Figure scripts -
——
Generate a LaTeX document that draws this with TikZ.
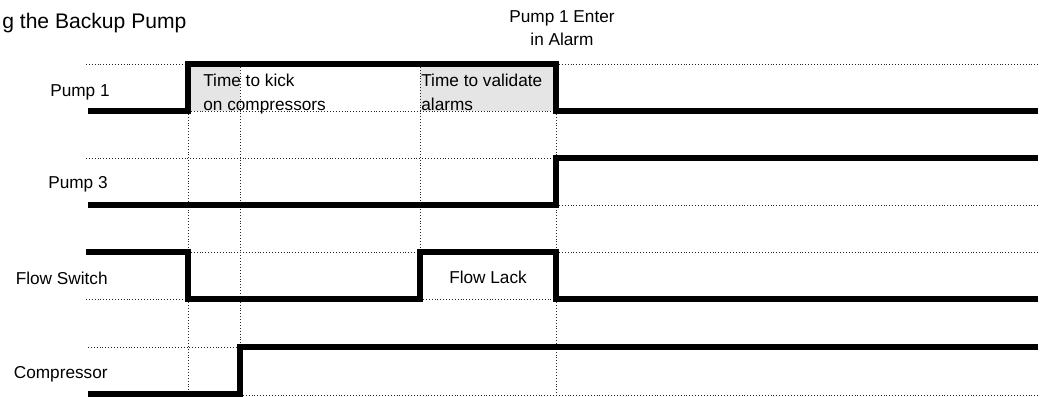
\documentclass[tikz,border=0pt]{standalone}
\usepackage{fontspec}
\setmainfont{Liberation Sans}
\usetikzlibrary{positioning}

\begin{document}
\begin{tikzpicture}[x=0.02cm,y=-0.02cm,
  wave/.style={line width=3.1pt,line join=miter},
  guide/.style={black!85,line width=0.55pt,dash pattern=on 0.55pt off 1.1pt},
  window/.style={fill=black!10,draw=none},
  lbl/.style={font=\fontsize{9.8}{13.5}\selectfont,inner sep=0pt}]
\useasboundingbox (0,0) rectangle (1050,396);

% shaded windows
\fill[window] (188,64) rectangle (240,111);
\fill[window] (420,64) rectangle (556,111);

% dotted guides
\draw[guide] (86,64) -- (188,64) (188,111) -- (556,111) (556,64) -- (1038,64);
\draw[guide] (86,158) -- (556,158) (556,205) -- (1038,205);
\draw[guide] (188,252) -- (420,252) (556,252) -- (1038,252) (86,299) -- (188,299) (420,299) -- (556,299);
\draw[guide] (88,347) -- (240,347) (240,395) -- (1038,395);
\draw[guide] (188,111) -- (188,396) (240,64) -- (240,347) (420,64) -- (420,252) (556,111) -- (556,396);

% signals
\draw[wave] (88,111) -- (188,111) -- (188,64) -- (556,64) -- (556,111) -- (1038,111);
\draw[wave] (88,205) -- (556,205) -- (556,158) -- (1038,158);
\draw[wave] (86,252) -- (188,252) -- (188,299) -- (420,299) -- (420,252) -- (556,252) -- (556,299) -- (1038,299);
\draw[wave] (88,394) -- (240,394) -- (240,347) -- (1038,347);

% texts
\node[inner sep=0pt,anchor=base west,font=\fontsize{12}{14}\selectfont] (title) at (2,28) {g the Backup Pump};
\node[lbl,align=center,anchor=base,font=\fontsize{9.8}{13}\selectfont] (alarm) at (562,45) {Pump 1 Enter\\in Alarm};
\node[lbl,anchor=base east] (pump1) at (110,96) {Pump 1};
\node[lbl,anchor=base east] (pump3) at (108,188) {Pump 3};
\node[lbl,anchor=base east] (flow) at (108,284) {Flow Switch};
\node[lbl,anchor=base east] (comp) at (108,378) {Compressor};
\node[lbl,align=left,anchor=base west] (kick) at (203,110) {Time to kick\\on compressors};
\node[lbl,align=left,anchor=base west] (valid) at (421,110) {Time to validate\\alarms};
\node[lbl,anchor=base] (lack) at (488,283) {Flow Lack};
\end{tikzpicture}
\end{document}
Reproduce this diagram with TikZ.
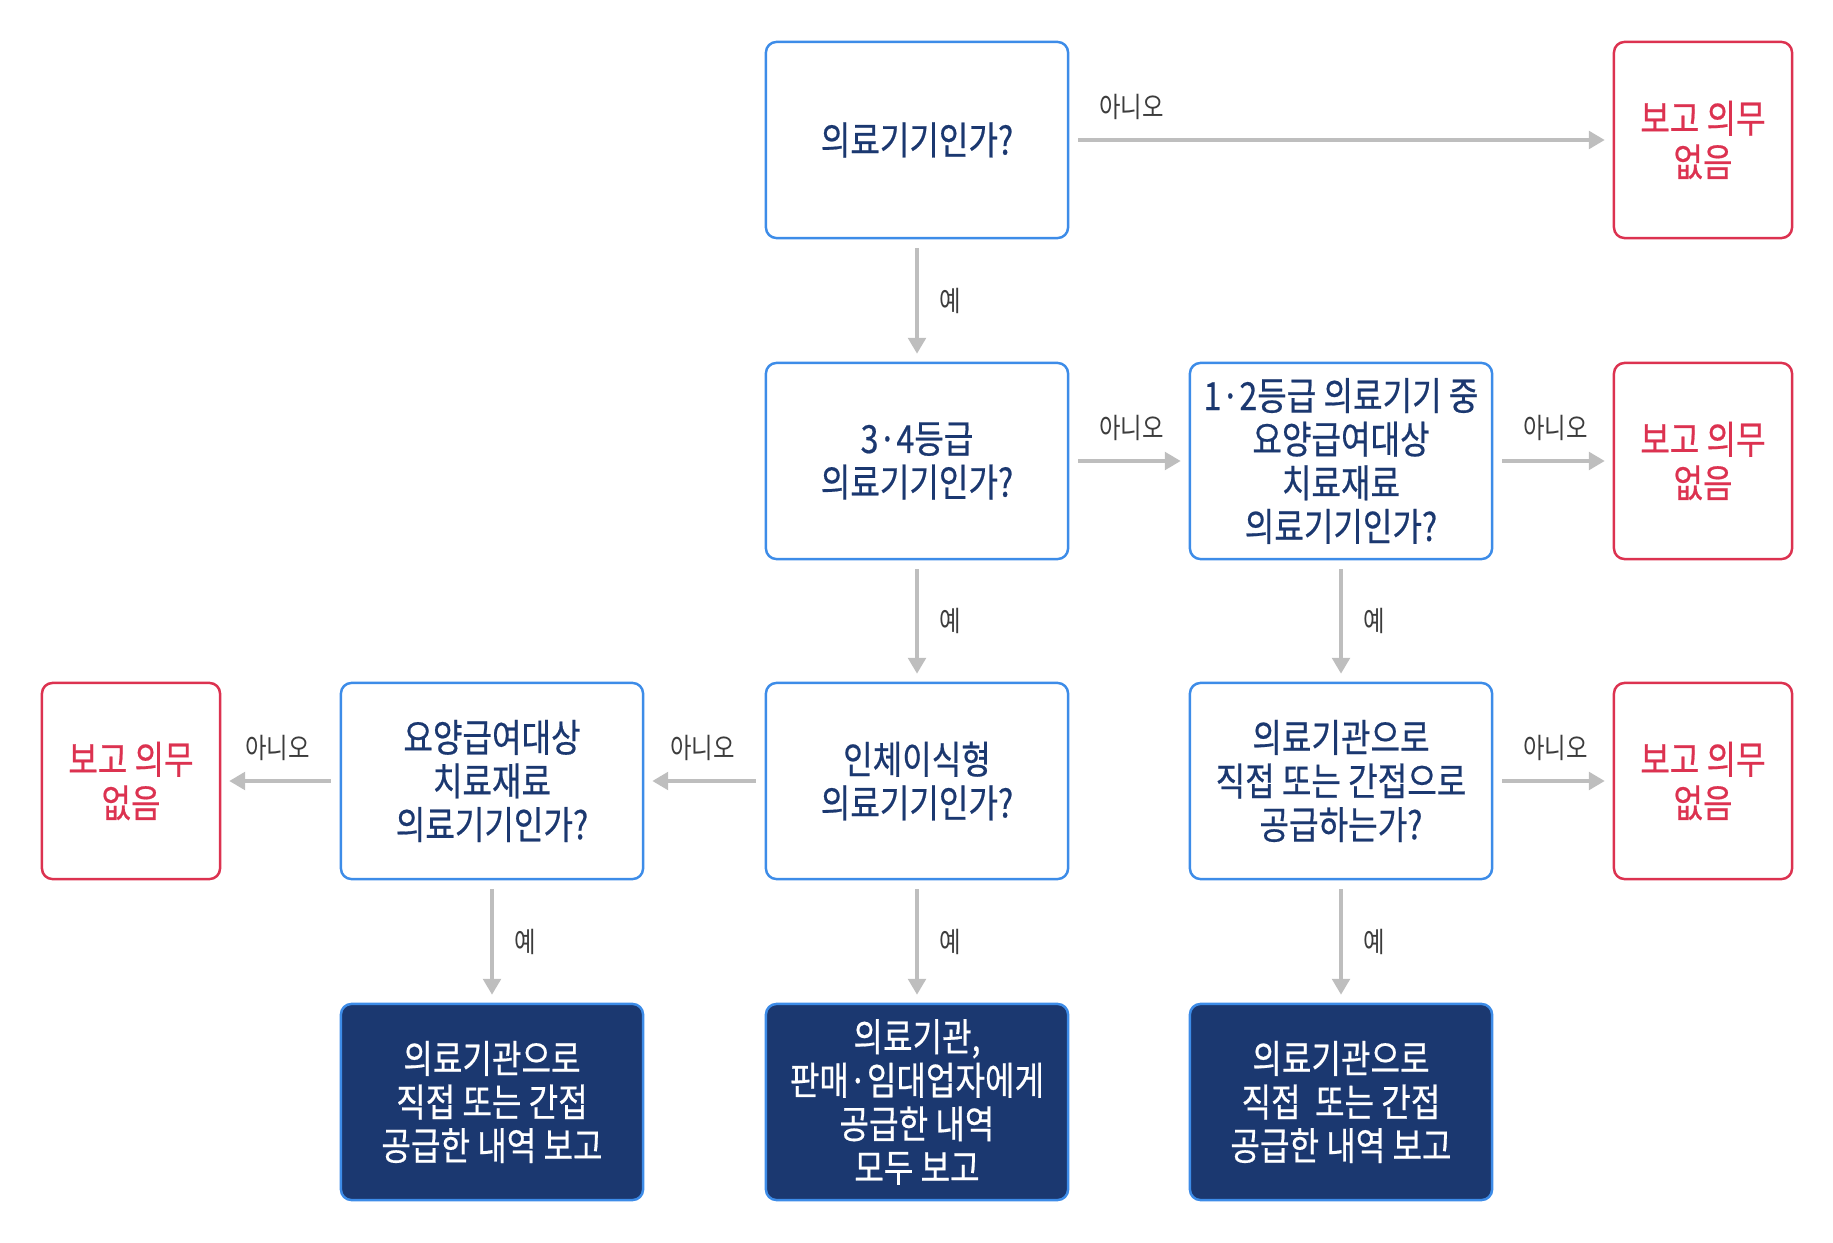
——
Problem - Quote all the lines above exactly as given. Do not include the pictures.

Expected answer -
Generate a LaTeX document that draws this with TikZ.
\documentclass[tikz,border=0pt]{standalone}
\usepackage{fontspec}
\setmainfont{Liberation Sans}
\usetikzlibrary{positioning}

\begin{document}
\begin{tikzpicture}[x=0.02cm,y=-0.02cm,
  wave/.style={line width=3.1pt,line join=miter},
  guide/.style={black!85,line width=0.55pt,dash pattern=on 0.55pt off 1.1pt},
  window/.style={fill=black!10,draw=none},
  lbl/.style={font=\fontsize{9.8}{13.5}\selectfont,inner sep=0pt}]
\useasboundingbox (0,0) rectangle (1050,396);

% shaded windows
\fill[window] (188,64) rectangle (240,111);
\fill[window] (420,64) rectangle (556,111);

% dotted guides
\draw[guide] (86,64) -- (188,64) (188,111) -- (556,111) (556,64) -- (1038,64);
\draw[guide] (86,158) -- (556,158) (556,205) -- (1038,205);
\draw[guide] (188,252) -- (420,252) (556,252) -- (1038,252) (86,299) -- (188,299) (420,299) -- (556,299);
\draw[guide] (88,347) -- (240,347) (240,395) -- (1038,395);
\draw[guide] (188,111) -- (188,396) (240,64) -- (240,347) (420,64) -- (420,252) (556,111) -- (556,396);

% signals
\draw[wave] (88,111) -- (188,111) -- (188,64) -- (556,64) -- (556,111) -- (1038,111);
\draw[wave] (88,205) -- (556,205) -- (556,158) -- (1038,158);
\draw[wave] (86,252) -- (188,252) -- (188,299) -- (420,299) -- (420,252) -- (556,252) -- (556,299) -- (1038,299);
\draw[wave] (88,394) -- (240,394) -- (240,347) -- (1038,347);

% texts
\node[inner sep=0pt,anchor=base west,font=\fontsize{12}{14}\selectfont] (title) at (2,28) {g the Backup Pump};
\node[lbl,align=center,anchor=base,font=\fontsize{9.8}{13}\selectfont] (alarm) at (562,45) {Pump 1 Enter\\in Alarm};
\node[lbl,anchor=base east] (pump1) at (110,96) {Pump 1};
\node[lbl,anchor=base east] (pump3) at (108,188) {Pump 3};
\node[lbl,anchor=base east] (flow) at (108,284) {Flow Switch};
\node[lbl,anchor=base east] (comp) at (108,378) {Compressor};
\node[lbl,align=left,anchor=base west] (kick) at (203,110) {Time to kick\\on compressors};
\node[lbl,align=left,anchor=base west] (valid) at (421,110) {Time to validate\\alarms};
\node[lbl,anchor=base] (lack) at (488,283) {Flow Lack};
\end{tikzpicture}
\end{document}
Reproduce this diagram with TikZ.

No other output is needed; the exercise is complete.